Why do they need to fight? Isn’t it fighting is bad?, said the little daughter while rearing her doll between her arms as if it were a baby
The father was stunned upon hearing her child’s inquiry. He raised his arm, reached for his head and scratch it like suddenly an army of lice trooped on top of his head. He managed to utter a few words and said, you know my child, in life we face everyday our own battles to fight. We struggle to live to survive this cruel world. Just like Manny, he faces his battle with Erik to inspire us Filipinos that anyone can be great by following his dreams.
I can’t understand, papa, cried the daughter.
Soon you will, my child, soon you will…

Three days after Erik folded up and bowed to the ferocity of Pacquiao’s punches, I am still mesmerized whenever I hear people talk about the fight that united this country for at least three rounds of 3-minute boxing.

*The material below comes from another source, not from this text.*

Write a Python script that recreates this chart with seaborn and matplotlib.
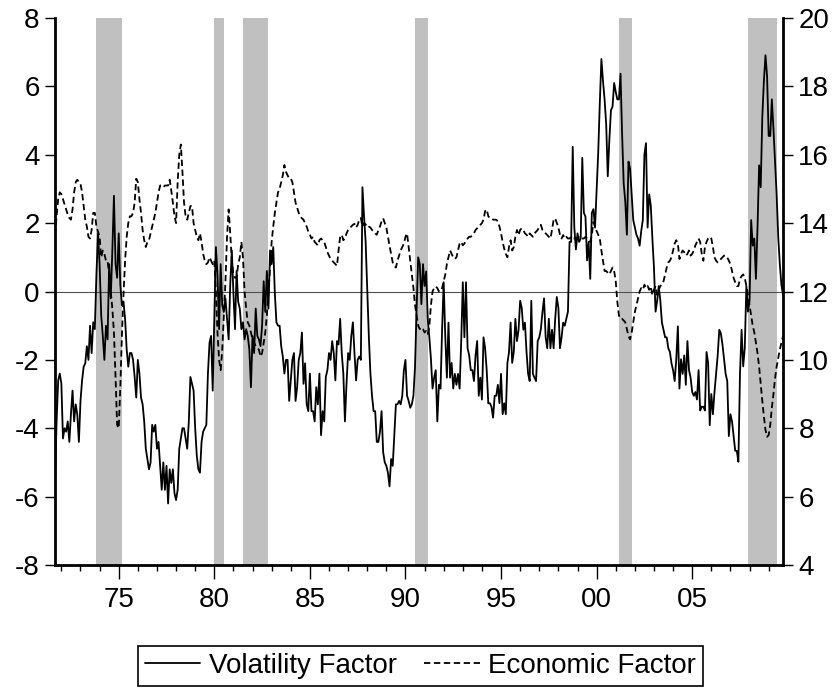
import numpy as np
import pandas as pd
import seaborn as sns
import matplotlib
matplotlib.use("Agg")
import matplotlib.pyplot as plt

# monthly observations, Sep 1971 - Oct 2009
start_month = "1971-09"
end_month = "2009-10"

# volatility factor (left axis), one row per year
volatility = [
    -5.6, -3.8, -2.6, -2.4,
    -2.7, -4.3, -4.0, -4.1, -3.8, -4.4, -3.6, -2.9, -3.8, -3.3, -3.6, -4.4,
    -3.2, -2.6, -2.2, -2.1, -1.6, -2.0, -1.0, -1.8, -0.9, -1.1, 0.5, 1.7,
    0.8, -0.7, -1.3, -2.0, -1.0, -1.4, 0.8, -0.2, 1.2, 2.8, 0.8, 0.4,
    1.7, 0.2, -0.4, -0.3, -0.8, -1.7, -2.2, -1.8, -1.8, -2.0, -2.5, -3.1,
    -2.0, -2.4, -3.1, -3.3, -3.8, -4.6, -4.9, -5.2, -5.0, -3.9, -4.1, -3.9,
    -4.6, -4.4, -5.1, -5.8, -5.0, -5.8, -5.1, -6.2, -5.2, -5.6, -5.2, -5.9,
    -6.1, -5.8, -4.6, -4.3, -4.0, -4.0, -4.3, -4.6, -3.8, -2.5, -2.7, -2.9,
    -4.0, -4.8, -5.2, -5.3, -4.4, -4.1, -4.0, -3.9, -2.4, -1.5, -1.3, -2.9,
    -0.8, 1.3, 0.5, -1.1, 0.8, -0.4, -0.6, -0.2, -0.8, -1.4, 0.2, 1.2,
    -0.05, -1.1, 0.6, -0.3, -0.5, -1.1, -0.9, -1.4, -1.1, -1.3, -1.7, -2.8,
    -1.3, -1.8, -0.5, -1.3, -1.4, -1.6, -1.0, 0.3, -0.6, 0.6, -0.5, 1.2,
    0.8, 1.3, -0.05, -0.9, -1.0, -1.0, -1.6, -1.9, -2.4, -2.0, -2.0, -3.2,
    -2.6, -2.0, -1.8, -3.2, -2.8, -2.0, -1.8, -1.2, -2.7, -2.1, -3.3, -3.5,
    -2.4, -3.5, -3.5, -3.8, -2.8, -3.3, -2.4, -4.2, -3.5, -3.8, -2.5, -2.3,
    -1.8, -2.0, -1.45, -1.8, -2.6, -1.45, -1.55, -0.8, -1.8, -2.4, -3.8, -2.7,
    -1.8, -2.0, -1.3, -0.9, -1.8, -2.6, -2.0, -1.9, -2.0, 3.05, 2.2, 1.45,
    0.05, -1.3, -2.4, -3.05, -3.5, -3.5, -4.4, -4.4, -4.1, -3.5, -4.7, -5.0,
    -5.1, -5.3, -5.7, -4.9, -5.1, -4.2, -3.3, -3.3, -3.2, -3.3, -3.05, -2.3,
    -2.0, -3.05, -3.2, -3.4, -3.3, -3.05, -2.2, -0.5, 1.0, 0.8, -0.37, 0.8,
    0.16, 0.59, -0.8, -1.34, -1.98, -2.84, -2.52, -2.30, -3.80, -2.73, -2.84, -1.12,
    0.27, -1.34, -2.52, -0.91, -2.52, -2.09, -2.84, -2.41, -2.73, -2.41, -2.84, -1.45,
    0.27, -1.34, 0.27, -1.66, -1.87, -2.30, -2.30, -2.62, -1.87, -1.45, -3.05, -2.52,
    -3.16, -1.34, -1.66, -2.30, -3.27, -3.27, -3.37, -3.69, -3.05, -3.05, -2.73, -3.27,
    -2.41, -3.59, -3.27, -3.59, -2.09, -1.77, -0.91, -2.09, -1.77, -0.80, -1.45, -1.12,
    -0.27, -0.48, -1.12, -0.91, -1.77, -2.41, -2.62, -0.27, -2.41, -2.52, -2.62, -1.45,
    -1.34, -1.1, -0.6, -0.2, -1.34, -1.66, -0.80, -1.66, -1.12, -1.66, -0.80, -0.16,
    -0.48, -1.66, -1.34, -0.91, -1.0, -0.80, -0.59, 1.45, 1.45, 4.23, 1.87, 1.23,
    1.7, 1.45, 1.55, 3.91, 2.30, 2.19, 0.91, 1.45, 0.37, 2.30, 2.41, 1.87,
    2.94, 4.06, 5.51, 6.80, 6.16, 5.62, 4.9, 3.37, 4.44, 5.30, 5.41, 6.1,
    5.84, 5.62, 5.62, 6.37, 4.6, 3.16, 2.62, 1.66, 3.80, 3.6, 2.84, 2.09,
    1.87, 1.66, 1.55, 1.34, 1.77, 2.09, 4.01, 4.34, 1.87, 2.84, 2.52, 1.55,
    0.7, -0.59, -0.27, 0.16, -0.27, -0.91, -1.12, -1.34, -1.34, -1.66, -1.77, -2.1,
    -2.3, -2.62, -1.98, -1.02, -2.84, -1.98, -2.41, -1.87, -2.73, -1.45, -2.30, -2.52,
    -2.94, -3.05, -2.94, -3.16, -2.30, -3.48, -3.37, -3.37, -3.48, -1.77, -2.09, -3.91,
    -3.0, -3.59, -2.94, -2.41, -1.87, -1.12, -1.23, -1.55, -1.98, -2.41, -2.62, -4.23,
    -3.59, -3.80, -4.23, -4.66, -4.66, -4.98, -2.41, -1.12, -2.19, -1.66, 0.16, -0.59,
    -0.27, 2.09, 1.34, 1.55, 0.37, 1.87, 3.69, 3.05, 5.09, 6.16, 6.91, 6.3,
    4.55, 4.55, 5.62, 4.76, 3.80, 2.84, 1.6, 0.8, 0.2, -0.1,
]

# economic factor (right axis)
economic = [
    13.66, 14.2, 14.7, 14.9,
    14.85, 14.7, 14.55, 14.4, 14.25, 14.15, 14.1, 14.4, 14.9, 15.2, 15.27, 15.2,
    15.15, 14.9, 14.5, 14.1, 13.9, 13.6, 13.55, 13.8, 14.3, 14.3, 13.9, 13.75,
    13.6, 13.0, 13.2, 13.1, 12.9, 12.9, 12.5, 12.0, 11.5, 10.8, 9.5, 8.1,
    8.0, 9.2, 10.7, 11.9, 12.9, 13.6, 14.0, 14.2, 14.2, 14.3, 14.6, 15.3,
    15.2, 14.7, 14.3, 13.8, 13.5, 13.3, 13.45, 13.5, 13.7, 13.9, 14.1, 14.3,
    14.6, 14.9, 15.1, 15.1, 15.05, 15.1, 15.1, 15.1, 15.27, 14.95, 14.6, 14.2,
    14.0, 15.2, 16.0, 16.3, 15.5, 14.6, 14.2, 14.1, 14.3, 14.5, 14.5, 14.0,
    13.8, 13.6, 13.5, 13.7, 13.45, 13.1, 12.9, 12.8, 12.85, 13.0, 12.9, 12.8,
    12.9, 12.0, 10.8, 10.0, 9.7, 10.3, 11.3, 12.3, 13.6, 14.4, 13.7, 12.9,
    12.5, 12.4, 12.4, 12.8, 13.0, 13.45, 13.0, 12.0, 11.5, 11.1, 11.0, 10.8,
    10.6, 10.5, 10.4, 10.35, 10.3, 10.1, 10.2, 10.5, 10.8, 11.3, 12.0, 12.7,
    13.45, 13.9, 14.3, 14.6, 14.9, 15.0, 15.2, 15.4, 15.7, 15.5, 15.4, 15.3,
    15.3, 15.2, 14.9, 14.6, 14.45, 14.3, 14.2, 14.14, 14.1, 14.0, 13.9, 13.75,
    13.66, 13.55, 13.6, 13.45, 13.4, 13.35, 13.5, 13.55, 13.5, 13.45, 13.3, 13.15,
    13.05, 12.95, 12.9, 12.85, 12.8, 12.75, 13.2, 13.6, 13.66, 13.5, 13.55, 13.7,
    13.8, 13.87, 13.9, 13.95, 13.98, 13.87, 13.95, 14.1, 14.15, 13.9, 14.0, 13.95,
    13.98, 13.9, 13.87, 13.8, 13.77, 13.7, 13.66, 13.8, 13.9, 14.05, 14.14, 14.0,
    13.87, 13.6, 13.34, 13.1, 12.85, 12.75, 12.7, 12.9, 13.05, 13.2, 13.3, 13.4,
    13.6, 13.7, 13.3, 12.9, 12.5, 12.1, 11.6, 11.3, 11.0, 10.9, 10.95, 10.9,
    10.8, 10.85, 10.75, 11.0, 11.6, 12.0, 12.1, 12.15, 12.1, 12.0, 12.0, 12.1,
    12.3, 12.5, 12.8, 13.0, 13.2, 13.1, 13.0, 12.95, 13.0, 13.2, 13.4, 13.45,
    13.35, 13.4, 13.5, 13.55, 13.6, 13.6, 13.65, 13.7, 13.8, 13.85, 13.9, 13.95,
    14.0, 14.1, 14.35, 14.4, 14.2, 14.15, 14.15, 14.1, 14.1, 14.1, 14.05, 13.9,
    13.7, 13.45, 13.25, 13.1, 13.0, 13.3, 13.5, 13.2, 13.3, 13.6, 13.8, 13.65,
    13.8, 13.85, 13.8, 13.7, 13.66, 13.6, 13.7, 13.65, 13.6, 13.7, 13.75, 13.8,
    13.9, 13.95, 13.8, 13.75, 13.7, 13.65, 13.6, 13.55, 13.8, 14.1, 14.14, 14.0,
    13.87, 13.66, 13.55, 13.65, 13.55, 13.6, 13.55, 13.55, 13.6, 13.55, 13.55, 13.55,
    13.55, 13.6, 13.55, 13.55, 13.55, 13.6, 13.55, 13.5, 13.45, 13.66, 14.03, 13.9,
    13.77, 13.66, 13.55, 13.2, 12.9, 12.6, 12.6, 12.55, 12.5, 12.6, 12.7, 12.6,
    12.3, 11.7, 11.3, 11.2, 11.2, 11.15, 11.1, 10.9, 10.7, 10.6, 10.8, 11.1,
    11.4, 11.6, 11.8, 12.0, 12.1, 12.05, 12.2, 12.1, 12.16, 12.05, 12.15, 11.9,
    12.05, 12.16, 11.9, 12.05, 12.16, 12.2, 12.3, 12.5, 12.7, 12.85, 12.9, 13.0,
    13.2, 13.4, 13.5, 13.4, 12.95, 13.1, 13.2, 13.15, 13.05, 13.1, 13.2, 13.05,
    13.1, 13.2, 13.35, 13.45, 13.55, 13.45, 13.1, 12.9, 13.3, 13.45, 13.55, 13.6,
    13.55, 13.3, 13.0, 12.9, 12.85, 12.9, 12.95, 13.0, 13.05, 13.05, 13.0, 12.9,
    12.8, 12.6, 12.4, 12.27, 12.16, 12.16, 12.37, 12.45, 12.5, 12.4, 12.16, 11.9,
    11.6, 11.3, 11.0, 10.8, 10.5, 10.2, 9.8, 9.3, 8.8, 8.35, 7.95, 7.75,
    7.8, 8.1, 8.6, 9.0, 9.45, 9.8, 10.05, 10.3, 10.5, 10.7,
]

# NBER recessions (first and last month shaded)
recession_start = ["1973-11", "1980-01", "1981-07", "1990-07", "2001-03", "2007-12"]
recession_end = ["1975-03", "1980-07", "1982-11", "1991-03", "2001-11", "2009-06"]

year_ticks = [1975, 1980, 1985, 1990, 1995, 2000, 2005]
year_labels = ["75", "80", "85", "90", "95", "00", "05"]


def decimal_year(stamp):
    stamp = pd.Timestamp(stamp)
    return stamp.year + (stamp.month - 1) / 12.0


dates = pd.date_range(start_month, end_month, freq="MS")
assert len(dates) == len(volatility) == len(economic)
df = pd.DataFrame({
    "year": dates.year + (dates.month - 1) / 12.0,
    "Volatility Factor": volatility,
    "Economic Factor": economic,
})

sns.set_style("white")
plt.rcParams["font.family"] = ["Liberation Sans", "DejaVu Sans"]
plt.rcParams["axes.unicode_minus"] = False
plt.rcParams["text.color"] = "black"
fs = 20

fig = plt.figure(figsize=(8.39, 6.9), dpi=100)
ax = fig.add_axes([55 / 839, 1 - 565 / 690, 728 / 839, 547 / 690])
ax2 = ax.twinx()

for s, e in zip(recession_start, recession_end):
    ax.axvspan(decimal_year(s), decimal_year(e), color="#c0c0c0", lw=0, zorder=0)
ax.axhline(0, color="#505050", lw=0.8, zorder=1)

sns.lineplot(data=df, x="year", y="Volatility Factor", ax=ax,
             color="black", lw=1.3, label="Volatility Factor", legend=False)
sns.lineplot(data=df, x="year", y="Economic Factor", ax=ax2,
             color="black", lw=1.3, label="Economic Factor", legend=False)
ax2.lines[0].set_dashes((3.5, 2))

ax.set_xlim(df["year"].iloc[0], df["year"].iloc[-1])
ax.set_ylim(-8, 8)
ax2.set_ylim(4, 20)
ax.set_yticks(np.arange(-8, 9, 2))
ax2.set_yticks(np.arange(4, 21, 2))
ax.set_xticks(year_ticks)
ax.set_xticklabels(year_labels)
ax.set_xticks(np.arange(1972, 2010), minor=True)
ax.set_xlabel("")
ax.set_ylabel("")
ax2.set_ylabel("")

ax.tick_params(axis="x", which="major", direction="out", length=10, width=1,
               labelsize=fs, pad=6, bottom=True, colors="black")
ax.tick_params(axis="x", which="minor", direction="out", length=4.5, width=1,
               bottom=True, colors="black")
ax.tick_params(axis="y", direction="out", length=7, width=1, labelsize=fs,
               pad=4, left=True, colors="black")
ax2.tick_params(axis="y", direction="out", length=7, width=1, labelsize=fs,
                pad=4, right=True, colors="black")

for a in (ax, ax2):
    a.spines["top"].set_visible(False)
ax.spines["right"].set_visible(False)
ax2.spines["left"].set_visible(False)
ax2.spines["bottom"].set_visible(False)
ax.spines["left"].set_linewidth(2)
ax.spines["bottom"].set_linewidth(2)
ax2.spines["right"].set_linewidth(2)
for sp in ("left", "bottom"):
    ax.spines[sp].set_color("black")
ax2.spines["right"].set_color("black")

handles = ax.get_lines()[1:2] + ax2.get_lines()[:1]
leg = fig.legend(handles, ["Volatility Factor", "Economic Factor"],
                 loc="lower center", bbox_to_anchor=(0.501, 0.006), ncol=2,
                 fontsize=fs, frameon=True, fancybox=False, framealpha=1,
                 edgecolor="black", borderpad=0.25, handlelength=2.0,
                 handletextpad=0.3, columnspacing=1.0, borderaxespad=0)
leg.get_frame().set_linewidth(1.2)
for t in leg.get_texts():
    t.set_color("black")

fig.savefig("out.png", dpi=100)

I began to be a boxing fan way back when George Foreman was already an ageing slugger that used to rule the four corners of the ring. Then I’ve learned of other great fighters such as Ali, Frazier, Duran, Sugar Ray, Iron Mike, and many others that has been subjects of endless story -telling of my elder relatives coupled with beer and pinapaitang kambing.
From then on, I was always thrilled whenever an underdog wins a boxing match. It was simply because of the distinct story behind the boxer's life. I am enthralled whenever I learn how they managed their way to reach such tremendous level of celebration and victory. As one writer had put it, a boxer's life is a story that portrays a picture of poverty and the will to survive.
In this blog, I expressed my prediction that El Terible would win the match not only as fitting ending for his career, but as the fighter with the spirit of infinite proportions. And it seemed the case had been too strong for the spirit but to weak for the body to fulfill. Morales was decked and kissed the canvass in the third round.
Ultimately, it had brought our nation to its wildest roars and cheers. Once again, for at least a few hours of a sunday, the street were free from crimes, and people of all sorts are glued on screens to cheer for their champion. My good friend Glenn M has now his nerves on what could probably happen after Pacquiao's victory.
Pacquiao for President? It was more of a statement rather an inquiry.